This chicken looks like grilled version but is not! It is being smoked under a layer of rice, sugar and oolong leaves mixture. The sugar gives it a caramelised colour and the oolong tea for its fragrance. Rice is added to prevent the mixture from burning...
lined wok with aluminium foil and add in tea leaves, rice & sugar
mixed well and place over rack
place steamed chicken over
Ingredient
- 1 whole chicken
- 1 stalk spring onion
- 5 cloves garlic
- 1 tbsp salt
- 2 tbsp soya sauce
- 2 tbsp chinese wine
- 1 large piece aluminium foil
- 3 tbsp uncooked rice
- 3 tbsp oolong tea leaves
- 3 tbsp sugar
- 1 tsp sesame oil
Method
Wash and pat chicken dry. Marinate with spring onion, garlic, salt and soya sauce overnight. Turn the chicken occasionally to let the marinate evenly coat the chicken.
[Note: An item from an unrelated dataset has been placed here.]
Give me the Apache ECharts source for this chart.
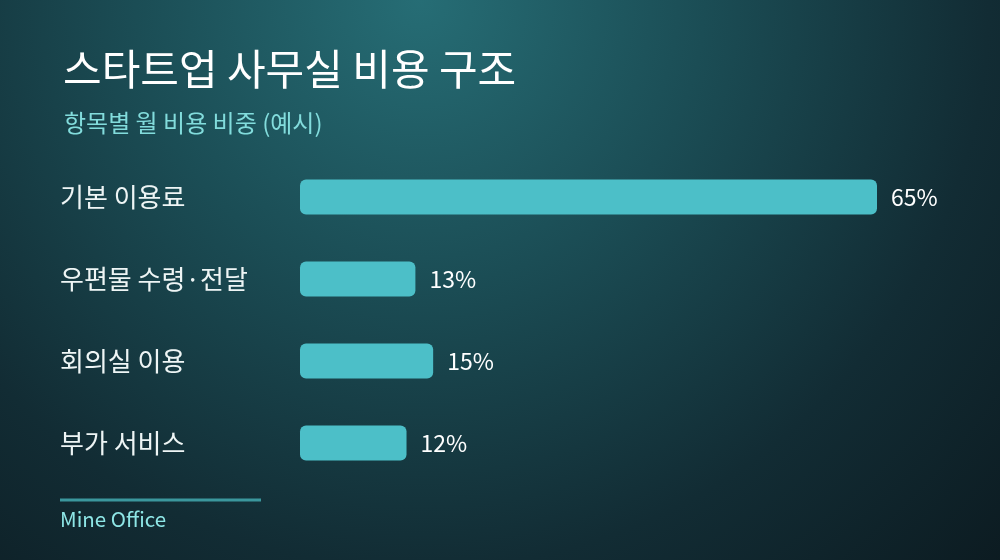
<!DOCTYPE html>
<html>
<head>
<meta charset="utf-8">
<script src="https://cdn.jsdelivr.net/npm/echarts@6/dist/echarts.min.js"></script>
<style>
html,body{margin:0;padding:0;background:#0f2229;}
#c{width:1000px;height:560px;}
</style>
</head>
<body>
<div id="c"></div>
<script>
const titleText = '스타트업 사무실 비용 구조';
const subtitleText = '항목별 월 비용 비중 (예시)';
const sourceText = 'Mine Office';
const categories = ['기본 이용료', '우편물 수령·전달', '회의실 이용', '부가 서비스'];
const values = [65, 13, 15, 12];

const FONT = "'Noto Sans CJK KR', 'Noto Sans', sans-serif";
const chart = echarts.init(document.getElementById('c'));
chart.setOption({
  backgroundColor: {
    type: 'radial', x: 0.42, y: 0.0, r: 1.45,
    colorStops: [
      {offset: 0, color: '#266d75'},
      {offset: 0.35, color: '#1b4d55'},
      {offset: 0.7, color: '#122c34'},
      {offset: 1, color: '#0c1b21'}
    ]
  },
  textStyle: {fontFamily: FONT},
  title: [
    {text: titleText, left: 58, top: 43, textStyle: {color: '#ffffff', fontSize: 42, fontWeight: 400, fontFamily: FONT}},
    {text: subtitleText, left: 59, top: 106, textStyle: {color: '#82dcdc', fontSize: 24, fontWeight: 400, fontFamily: FONT}}
  ],
  grid: {left: 300, right: 123, top: 156, bottom: 76, containLabel: false},
  xAxis: {type: 'value', min: 0, max: 65, show: false},
  yAxis: {
    type: 'category', data: categories, inverse: true,
    axisLine: {show: false}, axisTick: {show: false}, splitLine: {show: false},
    axisLabel: {margin: 240, align: 'left', color: '#eef5f5', fontSize: 26, fontFamily: FONT}
  },
  series: [{
    type: 'bar', data: values, barWidth: 35,
    itemStyle: {color: '#4cbfc8', borderRadius: 6},
    label: {show: true, position: 'right', distance: 14, formatter: '{c}%', color: '#ffffff', fontSize: 23, fontFamily: FONT},
    silent: true
  }],
  graphic: [
    {type: 'line', shape: {x1: 60, y1: 500, x2: 261, y2: 500}, style: {stroke: '#3b979d', lineWidth: 3}},
    {type: 'text', left: 60, top: 509, style: {text: sourceText, fill: '#8ee6e6', fontSize: 20.5, fontFamily: FONT}}
  ]
});
</script>
</body>
</html>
Remove spring onion and garlic. Heat up steamer and steam on high heat for 45mins.
Prepare a dry wok. Place over a aluminium foil. Add in rice, sugar and tea leaves and mix evenly. Place the cooked chicken on a wire rack. Cover the lid tightly.
Turn on medium heat and heat up for 1-2mins until a faint white smoke is visible. Turn down to low heat and continue to smoke for 15-20 mins. Be careful not to oversmoke. If the smoke is black it means the temperature is too high and will cause the chicken to have a bitter and burnt taste.
Note: Do not open the lid immediately after smoking, all else u know....ur kitchen will fill with smoke! hahaha....let it settle down for 10mins before opening the lid..spread the 1 tsp of sesame oil over the chicken. The meat can be shredded thinely for use in salad and sandwich!